* START *
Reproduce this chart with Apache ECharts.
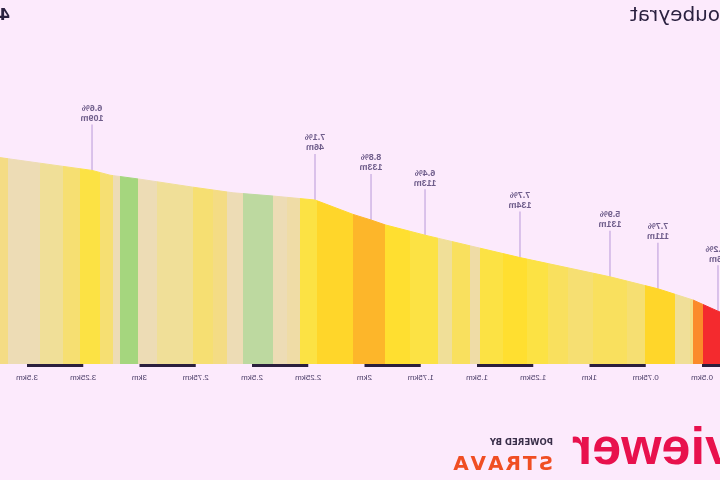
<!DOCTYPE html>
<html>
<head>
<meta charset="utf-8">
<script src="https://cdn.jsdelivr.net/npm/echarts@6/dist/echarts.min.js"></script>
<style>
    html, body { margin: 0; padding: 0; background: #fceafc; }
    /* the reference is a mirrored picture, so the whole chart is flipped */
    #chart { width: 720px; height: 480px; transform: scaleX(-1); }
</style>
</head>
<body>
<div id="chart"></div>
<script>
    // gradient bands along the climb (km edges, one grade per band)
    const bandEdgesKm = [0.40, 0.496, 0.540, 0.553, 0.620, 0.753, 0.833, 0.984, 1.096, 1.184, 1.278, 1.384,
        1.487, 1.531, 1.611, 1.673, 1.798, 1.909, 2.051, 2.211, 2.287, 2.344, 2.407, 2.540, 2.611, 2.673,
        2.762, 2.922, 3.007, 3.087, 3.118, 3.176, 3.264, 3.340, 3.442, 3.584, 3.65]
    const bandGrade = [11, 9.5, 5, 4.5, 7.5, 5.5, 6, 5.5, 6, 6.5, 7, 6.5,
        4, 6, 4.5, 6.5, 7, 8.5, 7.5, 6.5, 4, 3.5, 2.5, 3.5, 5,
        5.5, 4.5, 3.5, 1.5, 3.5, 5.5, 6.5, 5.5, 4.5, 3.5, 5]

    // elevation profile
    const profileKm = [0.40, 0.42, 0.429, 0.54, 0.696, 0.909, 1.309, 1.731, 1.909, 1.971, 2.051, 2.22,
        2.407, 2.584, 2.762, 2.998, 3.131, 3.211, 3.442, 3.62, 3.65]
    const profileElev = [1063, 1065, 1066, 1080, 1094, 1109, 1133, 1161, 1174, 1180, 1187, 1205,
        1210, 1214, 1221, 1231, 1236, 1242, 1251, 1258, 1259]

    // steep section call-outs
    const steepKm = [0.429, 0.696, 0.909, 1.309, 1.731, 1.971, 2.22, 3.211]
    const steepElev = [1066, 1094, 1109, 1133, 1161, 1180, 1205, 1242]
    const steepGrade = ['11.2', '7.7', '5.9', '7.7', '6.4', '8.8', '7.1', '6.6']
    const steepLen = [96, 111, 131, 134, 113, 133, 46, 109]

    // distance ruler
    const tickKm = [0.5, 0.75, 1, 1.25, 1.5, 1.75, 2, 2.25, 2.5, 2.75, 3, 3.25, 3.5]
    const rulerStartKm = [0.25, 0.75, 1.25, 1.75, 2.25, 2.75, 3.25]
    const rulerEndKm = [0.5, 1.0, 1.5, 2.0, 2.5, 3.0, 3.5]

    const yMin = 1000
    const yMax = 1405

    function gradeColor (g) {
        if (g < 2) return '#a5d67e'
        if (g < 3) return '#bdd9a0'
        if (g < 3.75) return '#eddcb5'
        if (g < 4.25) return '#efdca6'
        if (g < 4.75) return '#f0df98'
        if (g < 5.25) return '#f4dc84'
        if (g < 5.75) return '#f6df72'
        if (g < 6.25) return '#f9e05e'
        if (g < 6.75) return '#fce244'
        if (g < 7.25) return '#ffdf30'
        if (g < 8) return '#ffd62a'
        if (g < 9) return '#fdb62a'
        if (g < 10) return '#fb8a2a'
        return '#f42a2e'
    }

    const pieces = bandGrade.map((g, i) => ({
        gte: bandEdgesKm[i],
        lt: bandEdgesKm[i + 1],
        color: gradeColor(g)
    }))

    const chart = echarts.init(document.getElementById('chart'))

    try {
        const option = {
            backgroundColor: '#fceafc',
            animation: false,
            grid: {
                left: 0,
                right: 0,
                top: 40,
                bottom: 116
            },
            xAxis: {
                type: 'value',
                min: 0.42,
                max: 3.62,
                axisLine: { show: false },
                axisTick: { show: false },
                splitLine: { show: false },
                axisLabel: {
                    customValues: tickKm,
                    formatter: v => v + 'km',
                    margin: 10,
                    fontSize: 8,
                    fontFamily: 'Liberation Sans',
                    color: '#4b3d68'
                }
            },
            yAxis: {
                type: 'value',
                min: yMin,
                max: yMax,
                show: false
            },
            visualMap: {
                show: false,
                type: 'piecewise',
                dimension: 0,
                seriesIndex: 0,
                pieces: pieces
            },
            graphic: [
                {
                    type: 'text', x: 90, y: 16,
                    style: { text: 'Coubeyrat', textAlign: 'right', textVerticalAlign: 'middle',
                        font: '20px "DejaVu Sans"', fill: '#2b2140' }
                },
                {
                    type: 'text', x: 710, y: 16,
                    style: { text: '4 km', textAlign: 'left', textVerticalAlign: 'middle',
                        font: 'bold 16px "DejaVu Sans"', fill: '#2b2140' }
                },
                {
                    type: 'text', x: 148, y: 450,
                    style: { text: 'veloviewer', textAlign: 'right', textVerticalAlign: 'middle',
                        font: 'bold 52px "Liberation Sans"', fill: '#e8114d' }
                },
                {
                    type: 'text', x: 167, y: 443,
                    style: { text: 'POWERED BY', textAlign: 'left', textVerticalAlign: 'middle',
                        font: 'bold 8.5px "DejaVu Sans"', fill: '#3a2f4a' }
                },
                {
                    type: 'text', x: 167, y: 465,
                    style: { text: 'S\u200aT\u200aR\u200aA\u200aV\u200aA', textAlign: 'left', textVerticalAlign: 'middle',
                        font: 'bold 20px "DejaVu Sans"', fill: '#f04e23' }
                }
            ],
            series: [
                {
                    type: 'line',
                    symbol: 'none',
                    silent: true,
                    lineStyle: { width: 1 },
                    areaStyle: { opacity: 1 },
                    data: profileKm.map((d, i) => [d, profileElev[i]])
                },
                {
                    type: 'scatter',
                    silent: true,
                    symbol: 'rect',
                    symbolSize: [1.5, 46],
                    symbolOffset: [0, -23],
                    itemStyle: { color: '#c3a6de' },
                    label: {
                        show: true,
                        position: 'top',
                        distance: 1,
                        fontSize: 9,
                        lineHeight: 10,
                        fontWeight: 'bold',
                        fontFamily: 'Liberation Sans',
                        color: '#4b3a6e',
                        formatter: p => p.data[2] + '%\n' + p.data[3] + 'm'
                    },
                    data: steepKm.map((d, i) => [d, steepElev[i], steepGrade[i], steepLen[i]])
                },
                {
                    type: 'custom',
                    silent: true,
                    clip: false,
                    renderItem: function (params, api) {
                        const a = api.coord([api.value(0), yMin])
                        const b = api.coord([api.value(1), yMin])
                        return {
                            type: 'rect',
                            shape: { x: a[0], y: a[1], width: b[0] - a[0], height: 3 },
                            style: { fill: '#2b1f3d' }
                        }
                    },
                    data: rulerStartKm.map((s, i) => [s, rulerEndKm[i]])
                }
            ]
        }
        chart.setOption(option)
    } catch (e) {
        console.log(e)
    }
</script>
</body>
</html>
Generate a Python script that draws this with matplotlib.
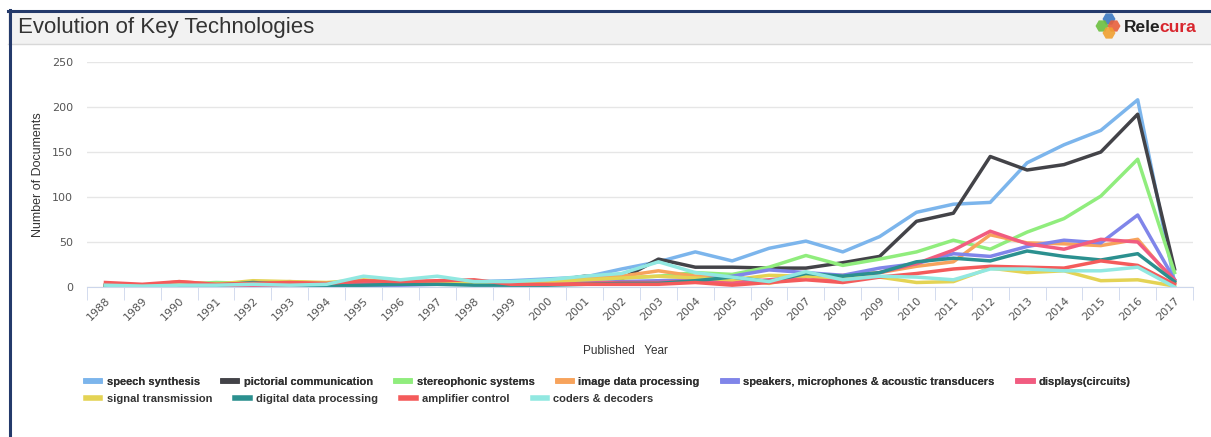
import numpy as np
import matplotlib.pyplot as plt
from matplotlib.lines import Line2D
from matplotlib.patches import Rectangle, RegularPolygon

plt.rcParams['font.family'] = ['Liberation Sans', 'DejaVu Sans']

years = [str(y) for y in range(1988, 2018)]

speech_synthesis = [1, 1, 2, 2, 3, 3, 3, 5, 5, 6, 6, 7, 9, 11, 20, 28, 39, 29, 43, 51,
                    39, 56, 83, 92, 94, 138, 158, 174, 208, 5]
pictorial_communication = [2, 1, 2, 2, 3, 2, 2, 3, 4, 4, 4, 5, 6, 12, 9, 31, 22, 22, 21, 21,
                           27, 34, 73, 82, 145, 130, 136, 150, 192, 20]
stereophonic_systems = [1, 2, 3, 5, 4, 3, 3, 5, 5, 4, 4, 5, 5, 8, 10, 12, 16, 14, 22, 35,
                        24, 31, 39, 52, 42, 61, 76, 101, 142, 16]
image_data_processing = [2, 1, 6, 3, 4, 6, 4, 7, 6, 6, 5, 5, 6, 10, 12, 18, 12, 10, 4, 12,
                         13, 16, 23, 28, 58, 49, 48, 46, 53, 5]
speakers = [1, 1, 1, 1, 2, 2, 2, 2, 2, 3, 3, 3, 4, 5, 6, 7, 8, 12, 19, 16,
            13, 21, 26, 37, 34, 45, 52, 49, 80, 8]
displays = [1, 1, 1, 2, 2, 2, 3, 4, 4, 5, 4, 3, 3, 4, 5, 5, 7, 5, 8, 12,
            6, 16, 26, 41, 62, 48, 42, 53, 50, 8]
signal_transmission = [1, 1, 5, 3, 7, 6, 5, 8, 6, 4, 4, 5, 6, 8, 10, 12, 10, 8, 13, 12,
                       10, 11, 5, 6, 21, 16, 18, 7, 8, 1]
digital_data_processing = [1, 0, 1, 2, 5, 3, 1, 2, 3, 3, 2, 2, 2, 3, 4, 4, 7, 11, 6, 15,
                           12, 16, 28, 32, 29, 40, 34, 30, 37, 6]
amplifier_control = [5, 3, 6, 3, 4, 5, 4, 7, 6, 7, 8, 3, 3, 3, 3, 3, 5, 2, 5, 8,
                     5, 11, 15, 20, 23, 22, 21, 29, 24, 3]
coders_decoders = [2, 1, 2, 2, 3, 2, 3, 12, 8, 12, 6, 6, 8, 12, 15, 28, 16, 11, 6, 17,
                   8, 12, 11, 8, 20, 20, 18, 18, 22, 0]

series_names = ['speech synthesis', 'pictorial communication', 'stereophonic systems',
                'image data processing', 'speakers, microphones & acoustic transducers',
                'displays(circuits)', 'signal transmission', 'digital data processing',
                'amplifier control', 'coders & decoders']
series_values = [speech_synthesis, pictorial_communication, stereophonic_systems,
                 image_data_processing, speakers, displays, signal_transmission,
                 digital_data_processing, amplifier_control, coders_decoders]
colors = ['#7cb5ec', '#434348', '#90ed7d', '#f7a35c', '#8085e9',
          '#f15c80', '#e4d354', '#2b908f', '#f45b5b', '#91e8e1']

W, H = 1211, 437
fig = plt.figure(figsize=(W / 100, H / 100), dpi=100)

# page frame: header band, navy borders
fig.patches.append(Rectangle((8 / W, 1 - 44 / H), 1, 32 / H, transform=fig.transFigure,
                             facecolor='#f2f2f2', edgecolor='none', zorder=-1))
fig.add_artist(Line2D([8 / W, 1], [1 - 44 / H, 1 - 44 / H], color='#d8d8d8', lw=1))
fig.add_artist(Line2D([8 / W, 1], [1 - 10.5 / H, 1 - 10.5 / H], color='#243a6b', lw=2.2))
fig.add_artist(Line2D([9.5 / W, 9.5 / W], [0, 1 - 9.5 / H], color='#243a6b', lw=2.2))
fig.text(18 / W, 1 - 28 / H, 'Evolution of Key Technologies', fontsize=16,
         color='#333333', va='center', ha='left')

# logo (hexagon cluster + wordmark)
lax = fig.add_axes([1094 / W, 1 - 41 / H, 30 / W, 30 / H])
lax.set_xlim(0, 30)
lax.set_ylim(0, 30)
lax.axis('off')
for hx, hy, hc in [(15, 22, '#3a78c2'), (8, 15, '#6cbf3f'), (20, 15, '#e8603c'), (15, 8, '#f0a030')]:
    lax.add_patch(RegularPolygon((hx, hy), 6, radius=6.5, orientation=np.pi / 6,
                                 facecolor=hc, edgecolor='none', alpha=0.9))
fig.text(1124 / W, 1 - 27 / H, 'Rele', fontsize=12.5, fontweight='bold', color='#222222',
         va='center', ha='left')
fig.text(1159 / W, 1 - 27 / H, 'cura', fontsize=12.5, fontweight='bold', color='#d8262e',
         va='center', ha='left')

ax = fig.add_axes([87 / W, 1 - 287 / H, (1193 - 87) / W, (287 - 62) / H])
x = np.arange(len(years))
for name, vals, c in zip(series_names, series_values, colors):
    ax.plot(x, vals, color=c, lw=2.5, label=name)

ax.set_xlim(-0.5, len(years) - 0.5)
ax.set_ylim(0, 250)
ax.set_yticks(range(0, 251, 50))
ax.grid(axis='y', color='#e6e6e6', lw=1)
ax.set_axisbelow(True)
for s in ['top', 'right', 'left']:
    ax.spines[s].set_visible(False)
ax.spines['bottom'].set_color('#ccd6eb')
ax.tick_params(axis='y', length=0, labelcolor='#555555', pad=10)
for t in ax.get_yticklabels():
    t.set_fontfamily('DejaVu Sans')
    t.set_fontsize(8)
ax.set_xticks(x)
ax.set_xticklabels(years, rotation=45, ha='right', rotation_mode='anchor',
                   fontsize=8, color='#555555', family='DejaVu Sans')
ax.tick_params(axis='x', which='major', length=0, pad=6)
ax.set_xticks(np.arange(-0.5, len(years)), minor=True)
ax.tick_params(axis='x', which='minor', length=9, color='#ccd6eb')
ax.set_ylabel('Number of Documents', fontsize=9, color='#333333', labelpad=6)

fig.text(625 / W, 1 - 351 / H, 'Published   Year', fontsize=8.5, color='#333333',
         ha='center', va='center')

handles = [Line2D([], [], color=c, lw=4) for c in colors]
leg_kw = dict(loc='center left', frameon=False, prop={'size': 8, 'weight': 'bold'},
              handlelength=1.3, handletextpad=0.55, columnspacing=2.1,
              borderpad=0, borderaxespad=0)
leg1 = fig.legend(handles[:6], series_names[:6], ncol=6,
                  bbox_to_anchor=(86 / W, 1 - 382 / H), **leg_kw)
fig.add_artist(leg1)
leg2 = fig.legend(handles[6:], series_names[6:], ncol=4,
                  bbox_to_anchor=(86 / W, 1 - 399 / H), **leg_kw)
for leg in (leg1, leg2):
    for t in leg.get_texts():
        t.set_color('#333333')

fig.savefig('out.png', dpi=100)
* END *
▶ Task brief
Write out the lines from the start of the material to the line with "const yMax = 1405", inclusive and exactly. Skip the pictures.

▶ Result of this task
Reproduce this chart with Apache ECharts.
<!DOCTYPE html>
<html>
<head>
<meta charset="utf-8">
<script src="https://cdn.jsdelivr.net/npm/echarts@6/dist/echarts.min.js"></script>
<style>
    html, body { margin: 0; padding: 0; background: #fceafc; }
    /* the reference is a mirrored picture, so the whole chart is flipped */
    #chart { width: 720px; height: 480px; transform: scaleX(-1); }
</style>
</head>
<body>
<div id="chart"></div>
<script>
    // gradient bands along the climb (km edges, one grade per band)
    const bandEdgesKm = [0.40, 0.496, 0.540, 0.553, 0.620, 0.753, 0.833, 0.984, 1.096, 1.184, 1.278, 1.384,
        1.487, 1.531, 1.611, 1.673, 1.798, 1.909, 2.051, 2.211, 2.287, 2.344, 2.407, 2.540, 2.611, 2.673,
        2.762, 2.922, 3.007, 3.087, 3.118, 3.176, 3.264, 3.340, 3.442, 3.584, 3.65]
    const bandGrade = [11, 9.5, 5, 4.5, 7.5, 5.5, 6, 5.5, 6, 6.5, 7, 6.5,
        4, 6, 4.5, 6.5, 7, 8.5, 7.5, 6.5, 4, 3.5, 2.5, 3.5, 5,
        5.5, 4.5, 3.5, 1.5, 3.5, 5.5, 6.5, 5.5, 4.5, 3.5, 5]

    // elevation profile
    const profileKm = [0.40, 0.42, 0.429, 0.54, 0.696, 0.909, 1.309, 1.731, 1.909, 1.971, 2.051, 2.22,
        2.407, 2.584, 2.762, 2.998, 3.131, 3.211, 3.442, 3.62, 3.65]
    const profileElev = [1063, 1065, 1066, 1080, 1094, 1109, 1133, 1161, 1174, 1180, 1187, 1205,
        1210, 1214, 1221, 1231, 1236, 1242, 1251, 1258, 1259]

    // steep section call-outs
    const steepKm = [0.429, 0.696, 0.909, 1.309, 1.731, 1.971, 2.22, 3.211]
    const steepElev = [1066, 1094, 1109, 1133, 1161, 1180, 1205, 1242]
    const steepGrade = ['11.2', '7.7', '5.9', '7.7', '6.4', '8.8', '7.1', '6.6']
    const steepLen = [96, 111, 131, 134, 113, 133, 46, 109]

    // distance ruler
    const tickKm = [0.5, 0.75, 1, 1.25, 1.5, 1.75, 2, 2.25, 2.5, 2.75, 3, 3.25, 3.5]
    const rulerStartKm = [0.25, 0.75, 1.25, 1.75, 2.25, 2.75, 3.25]
    const rulerEndKm = [0.5, 1.0, 1.5, 2.0, 2.5, 3.0, 3.5]

    const yMin = 1000
    const yMax = 1405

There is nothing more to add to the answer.